Зритель этого фильма прорывается через бюро пропусков киностудии, петляет по ее длинным коридорам. Попадает в кафе, где оказывается в вожделенной среде артистов, а проще — среди разгримированных усталых актеров. Слышит рассказ одной из девушек о том, как она в Крыму недели две провалялась в больнице, сломав три ребра и ключицу — машину, довоенный «Опель», на съемках занесло, — и о том, что какая-то Людка разбилась на дельтаплане в Кировске.
Заглядываем мы и в святая святых студии — павильоны, монтажные, тонателье. Главный конфликт разворачивается в звукоцехе. Отснятый фильм не может быть озвучен из-за болезни главной исполнительницы. <…>
Юля Мартынова (Н. Сайко), исхитрившись, убегает из клиники, мчится на студию. Она ждала звонков, а их все не было, то ли ее оберегают, то ли пригласили другую — обе мысли одинаково мучительны.
Голос Юли все же обрывается. Работа над фильмом еще не кончена, когда в вестибюле студии появляется портрет в черной траурной рамке.
Отодвинув интригующий вопрос, «как делается кино», создатели фильма заменили его вопросом куда более серьезным — «из чего кино делается».

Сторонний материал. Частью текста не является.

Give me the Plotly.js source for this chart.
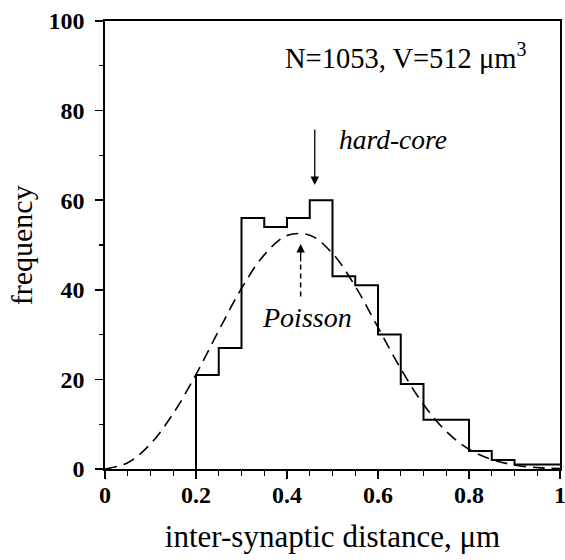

Авербах часто повторял, что содранная кожа, неподдельная исповедь в искусстве — жребий немногих. Себя к их кругу не причислял, перед таким уделом преклонялся. И в «Голосе» его собственная исповедь сокрыта, может быть, тщательней, чем где бы то ни было. Она прячется за объективностью взгляда, за самоиронией — тем единственным видом иронии, нацеленной на себя, не на другого, который получил в его творчество допуск.
«Голос» — фильм с секретом. Есть в кино такие произведения, которые ждут, чтобы, уже зная финал, мы медленно заново их «прокручивали», пересматривали в своем сознании. ‹...›
Раскрывая замысел «Голоса», Авербах припомнил легенду о крестьянине, который пашет свою полосу между двух воюющих армий: «В сущности, я делаю эту картину, чтобы попытаться художественными средствами ответить на вопрос, что же заставляет человека, преданного своему делу (кинематограф только частный, наиболее близкий мне вариант), продолжать „пахать землю“ до последнего мгновения своей жизни». А в другом интервью добавил: «невзирая ни на что».
Копылова Р. Илья Авербах. Путь замысла // Век петербургского кино: Сб. трудов. СПб.: Изд. РИИИ, 2007.